Without knowing more detail about the type of work you need to do, your approach seems good. Some things to think about:

  • Re-using variables and or clients in your processing loop. For example reusing an HTTP client instead of recreating one.

  • Depending on how your use case calls to handle failures. It might be efficient to use erroGroup. It's a convenience wrapper that stops all the threads on error possibly saving you a lot of time.
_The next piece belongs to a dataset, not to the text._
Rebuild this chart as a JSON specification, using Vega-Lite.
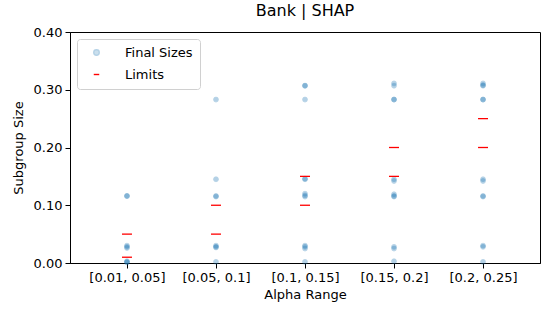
{
  "$schema": "https://vega.github.io/schema/vega-lite/v6.json",
  "width": 470,
  "height": 231,
  "autosize": "none",
  "padding": {"left": 70, "top": 32, "right": 5, "bottom": 53},
  "background": "white",
  "config": {
    "font": "DejaVu Sans",
    "view": {"stroke": "black", "strokeWidth": 1},
    "axis": {"grid": false, "domainColor": "black", "tickColor": "black", "labelColor": "black", "titleColor": "black", "labelFontSize": 13, "titleFontSize": 13, "titleFontWeight": "normal", "tickSize": 5, "labelPadding": 3}
  },
  "title": {"text": "Bank | SHAP", "fontSize": 16, "fontWeight": "normal", "color": "black", "offset": 7},
  "datasets": {
    "sizes": [
      {"alpha": "[0.01, 0.05]", "size": 0.116, "series": "Final Sizes"},
      {"alpha": "[0.01, 0.05]", "size": 0.116, "series": "Final Sizes"},
      {"alpha": "[0.01, 0.05]", "size": 0.030, "series": "Final Sizes"},
      {"alpha": "[0.01, 0.05]", "size": 0.028, "series": "Final Sizes"},
      {"alpha": "[0.01, 0.05]", "size": 0.026, "series": "Final Sizes"},
      {"alpha": "[0.01, 0.05]", "size": 0.003, "series": "Final Sizes"},
      {"alpha": "[0.01, 0.05]", "size": 0.002, "series": "Final Sizes"},
      {"alpha": "[0.01, 0.05]", "size": 0.001, "series": "Final Sizes"},
      {"alpha": "[0.05, 0.1]", "size": 0.283, "series": "Final Sizes"},
      {"alpha": "[0.05, 0.1]", "size": 0.145, "series": "Final Sizes"},
      {"alpha": "[0.05, 0.1]", "size": 0.116, "series": "Final Sizes"},
      {"alpha": "[0.05, 0.1]", "size": 0.115, "series": "Final Sizes"},
      {"alpha": "[0.05, 0.1]", "size": 0.030, "series": "Final Sizes"},
      {"alpha": "[0.05, 0.1]", "size": 0.028, "series": "Final Sizes"},
      {"alpha": "[0.05, 0.1]", "size": 0.027, "series": "Final Sizes"},
      {"alpha": "[0.05, 0.1]", "size": 0.002, "series": "Final Sizes"},
      {"alpha": "[0.1, 0.15]", "size": 0.307, "series": "Final Sizes"},
      {"alpha": "[0.1, 0.15]", "size": 0.307, "series": "Final Sizes"},
      {"alpha": "[0.1, 0.15]", "size": 0.283, "series": "Final Sizes"},
      {"alpha": "[0.1, 0.15]", "size": 0.146, "series": "Final Sizes"},
      {"alpha": "[0.1, 0.15]", "size": 0.145, "series": "Final Sizes"},
      {"alpha": "[0.1, 0.15]", "size": 0.120, "series": "Final Sizes"},
      {"alpha": "[0.1, 0.15]", "size": 0.117, "series": "Final Sizes"},
      {"alpha": "[0.1, 0.15]", "size": 0.115, "series": "Final Sizes"},
      {"alpha": "[0.1, 0.15]", "size": 0.030, "series": "Final Sizes"},
      {"alpha": "[0.1, 0.15]", "size": 0.028, "series": "Final Sizes"},
      {"alpha": "[0.1, 0.15]", "size": 0.025, "series": "Final Sizes"},
      {"alpha": "[0.1, 0.15]", "size": 0.002, "series": "Final Sizes"},
      {"alpha": "[0.15, 0.2]", "size": 0.311, "series": "Final Sizes"},
      {"alpha": "[0.15, 0.2]", "size": 0.307, "series": "Final Sizes"},
      {"alpha": "[0.15, 0.2]", "size": 0.283, "series": "Final Sizes"},
      {"alpha": "[0.15, 0.2]", "size": 0.283, "series": "Final Sizes"},
      {"alpha": "[0.15, 0.2]", "size": 0.145, "series": "Final Sizes"},
      {"alpha": "[0.15, 0.2]", "size": 0.142, "series": "Final Sizes"},
      {"alpha": "[0.15, 0.2]", "size": 0.119, "series": "Final Sizes"},
      {"alpha": "[0.15, 0.2]", "size": 0.116, "series": "Final Sizes"},
      {"alpha": "[0.15, 0.2]", "size": 0.115, "series": "Final Sizes"},
      {"alpha": "[0.15, 0.2]", "size": 0.028, "series": "Final Sizes"},
      {"alpha": "[0.15, 0.2]", "size": 0.025, "series": "Final Sizes"},
      {"alpha": "[0.15, 0.2]", "size": 0.003, "series": "Final Sizes"},
      {"alpha": "[0.2, 0.25]", "size": 0.311, "series": "Final Sizes"},
      {"alpha": "[0.2, 0.25]", "size": 0.308, "series": "Final Sizes"},
      {"alpha": "[0.2, 0.25]", "size": 0.307, "series": "Final Sizes"},
      {"alpha": "[0.2, 0.25]", "size": 0.283, "series": "Final Sizes"},
      {"alpha": "[0.2, 0.25]", "size": 0.283, "series": "Final Sizes"},
      {"alpha": "[0.2, 0.25]", "size": 0.145, "series": "Final Sizes"},
      {"alpha": "[0.2, 0.25]", "size": 0.142, "series": "Final Sizes"},
      {"alpha": "[0.2, 0.25]", "size": 0.116, "series": "Final Sizes"},
      {"alpha": "[0.2, 0.25]", "size": 0.115, "series": "Final Sizes"},
      {"alpha": "[0.2, 0.25]", "size": 0.030, "series": "Final Sizes"},
      {"alpha": "[0.2, 0.25]", "size": 0.028, "series": "Final Sizes"},
      {"alpha": "[0.2, 0.25]", "size": 0.002, "series": "Final Sizes"}
    ],
    "limits": [
      {"alpha": "[0.01, 0.05]", "limit": 0.05, "series": "Limits"},
      {"alpha": "[0.01, 0.05]", "limit": 0.01, "series": "Limits"},
      {"alpha": "[0.05, 0.1]", "limit": 0.10, "series": "Limits"},
      {"alpha": "[0.05, 0.1]", "limit": 0.05, "series": "Limits"},
      {"alpha": "[0.1, 0.15]", "limit": 0.15, "series": "Limits"},
      {"alpha": "[0.1, 0.15]", "limit": 0.10, "series": "Limits"},
      {"alpha": "[0.15, 0.2]", "limit": 0.20, "series": "Limits"},
      {"alpha": "[0.15, 0.2]", "limit": 0.15, "series": "Limits"},
      {"alpha": "[0.2, 0.25]", "limit": 0.25, "series": "Limits"},
      {"alpha": "[0.2, 0.25]", "limit": 0.20, "series": "Limits"}
    ]
  },
  "encoding": {
    "x": {
      "field": "alpha", "type": "ordinal",
      "sort": ["[0.01, 0.05]", "[0.05, 0.1]", "[0.1, 0.15]", "[0.15, 0.2]", "[0.2, 0.25]"],
      "scale": {"type": "point", "padding": 0.64},
      "axis": {"title": "Alpha Range", "labelAngle": 0, "titlePadding": 4}
    }
  },
  "layer": [
    {
      "data": {"name": "sizes"},
      "mark": {"type": "point", "filled": false, "size": 24, "strokeWidth": 0.8},
      "encoding": {
        "y": {
          "field": "size", "type": "quantitative",
          "scale": {"domain": [0, 0.4], "nice": false},
          "axis": {"title": "Subgroup Size", "format": ".2f", "values": [0, 0.05, 0.1, 0.15, 0.2, 0.25, 0.3, 0.35, 0.4], "titlePadding": 8}
        },
        "color": {
          "field": "series", "type": "nominal",
          "scale": {"domain": ["Final Sizes", "Limits"], "range": ["#1f77b4", "#ff0000"]},
          "legend": {
            "title": null, "orient": "top-left", "offset": 7,
            "strokeColor": "#d0d0d0", "fillColor": "white", "cornerRadius": 3,
            "padding": 7, "labelFontSize": 13, "labelColor": "black",
            "rowPadding": 8, "labelOffset": 22, "symbolSize": 30, "symbolOffset": 6,
            "symbolStrokeWidth": 1.4
          }
        },
        "fill": {
          "field": "series", "type": "nominal",
          "scale": {"domain": ["Final Sizes", "Limits"], "range": ["#1f77b4", "#ff0000"]}
        },
        "shape": {
          "field": "series", "type": "nominal",
          "scale": {"domain": ["Final Sizes", "Limits"], "range": ["circle", "stroke"]}
        },
        "opacity": {
          "field": "series", "type": "nominal",
          "scale": {"domain": ["Final Sizes", "Limits"], "range": [0.33, 1]}
        }
      }
    },
    {
      "data": {"name": "limits"},
      "mark": {"type": "tick", "orient": "horizontal", "size": 10, "thickness": 1.3},
      "encoding": {
        "y": {"field": "limit", "type": "quantitative"},
        "color": {"field": "series", "type": "nominal"},
        "opacity": {"field": "series", "type": "nominal"}
      }
    }
  ]
}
  • In the migrate function be sure to be aware of the caveats regarding closure and goroutines.

func main() {
    g := new(errgroup.Group)
    var urls = []string{
        "http://www.someasdfasdfstupidname.com/",
        "ftp://www.golang.org/",
        "http://www.google.com/",
    }
    for _, url := range urls {
        url := url // https://golang.org/doc/faq#closures_and_goroutines
        g.Go(func() error {
            resp, err := http.Get(url)
            if err == nil {
                resp.Body.Close()
            }
            return err
        })
    }

    fmt.Println("waiting")
    if err := g.Wait(); err == nil {
        fmt.Println("Successfully fetched all URLs.")
    } else {
        fmt.Println(err)
    }
}
martinni39
  • 323
  • 3
  • 10
-1

I have got the solution. to achieve this much huge processing what I have done is a limited number of goroutine to 50 and increased the number of cores from 2 to 5.